Thierry Mariani : Je soutiens pleinement Philippe, même s'il n'a absolument pas besoin de moi pour être connu et apprécié des gens d'ici. Ma visite est un hasard de calendrier, je viens rencontrer nos agents à la frontière italienne, je vais à Vintimille. Philippe Vardon est avec Lionnel Luca aujourd'hui, j'aurais aimé être avec eux.
"Un territoire sans contre-pouvoirs, ce n'est jamais bon"
N-P : L'un des axes de sa campagne est la fracture territoriale, notamment entre les métropoles et les communes. C'est un constat que vous partagez ?
T.M. : C'est un risque, évidemment. On a créé les communautés de communes puis les métropoles pour rapprocher les citoyens des décisions prises, pour faire entendre la voix des territoires. Au final, c'est une strate de plus qui ne bénéficie pas toujours aux petites communes. Il y a une vraie réflexion à mener là dessus.
Régionales en Provence-Alpes-Côte-d'Azur : RN, écolos, LREM.… qui seront les candidats ?
N-P : Vardon pointe aussi un "système Estrosi". Vous connaissez bien le maire de Nice puisque que vous travailliez ensemble sous Nicolas Sarkozy.
T.M. : Dans les Alpes-Maritimes, vous avez deux patrons, lui et Ciotti. On n'entend plus réellement ce dernier alors que ses désaccords avec Estrosi sont connus. Mais au delà de ça, un territoire sans contre-pouvoirs, avec une telle concentration de décisions entre les mains des mêmes élus, ce n'est jamais bon.
"Certains politiques, par peur des réactions, vont rester à droite sans pouvoir réellement appliquer les idées qu'ils promettent"
Je connais bien Christian Estrosi, oui. Il a eu des hauts et des bas dans sa vie politique, comme nous tous, mais il s'est toujours accroché. Il a un beau parcours, même si je suis en désaccord avec son désir de rapprochement entre la droite et les Marcheurs. Ce serait la mort de LR, même si ce parti est déjà sans avenir, ils sont dans une impasse. Estrosi a au moins le mérite de la clarté, de la sincérité.
Certains élus, par peur des réactions, de la presse, de la pensée unique vont rester à droite sans pouvoir réellement appliquer leurs idées : on gâche les électeurs.
N-P : Chez LR, des élus comme Éric Ciotti et Lionnel Luca semblent, sur certains points, proches de vos idées et de celles du Rassemblement national. C'est à eux que vous vous adressez ?

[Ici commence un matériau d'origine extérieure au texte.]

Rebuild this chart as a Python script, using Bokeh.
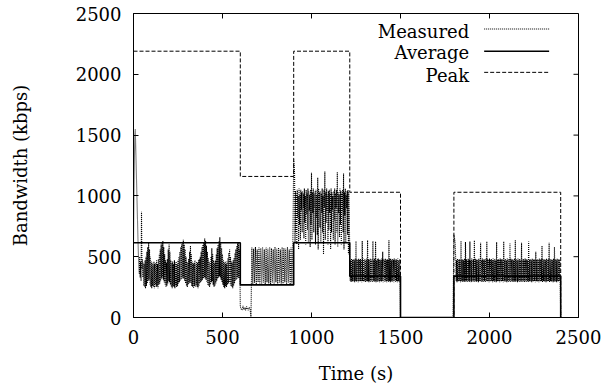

T.M. : Les choses ne sont pas simples. Quand vous êtes maire ou élu départemental, vous ne pouvez pas prendre le risque de finir enclavé. Bien sûr que ces élus auraient leur place chez nous. Chez Les Républicains, ils vont continuer à promettre des mesures de fermeté sans jamais pouvoir les appliquer par peur de perdre les centristes ou l'adhésion des journalistes. On l'a vu sous Nicolas Sarkozy.
"La clarification LR/RN viendra pendant les régionales, puis pendant les présidentielles. Les choses seront tranchées"
Pour ce qui est de Lionnel Luca, on connaît tous sa grande liberté, son indépendance. Il sait ce qu'il fait, il dit les choses. Je lui dirais que le RN a changé, qu'il n'a plus rien à voir avec le Front national. C'est le RPR des années 1990 voire celui de la fin des années 1970 par certains côtés : un parti plus proche de nos idées que LR qui s'est perdu entre la droite de la droite et les centristes. De toute façon, la clarification viendra pendant les régionales, puis pendant les présidentielles. Les choses seront tranchées.
N-P : Vous appelez à cela parce que le RN a besoin des électeurs de droite pour gagner dans les prochaines élections et que vous craignez les alliances roses/verts ?
T.M. : On voit que la gauche se relève, elle reprend des couleurs, notamment aux dernières municipales à Marseille. À ce niveau là, il y a une menace, oui. Pour les régionales, rien n'est joué par exemple, les écolos alliés aux socialistes pourraient s'imposer. Certains pensaient que c'était joué d'avance contre Michèle Rubirola (médecin inconnue des bataillons, nouvelle maire de gauche à Marseille depuis juin, NDLR) : elle a fait mentir les pronostics.
N-P : Beaucoup au Rassemblement national aimeraient vous voir tête de liste aux régionales en PACA : c'est une terre de droite, vous pourriez parler à vos anciens camarades LR, vous avez une bonne image. Pour un RN en manque d'incarnations, cela semble idéal. Vous avez pris votre décision ?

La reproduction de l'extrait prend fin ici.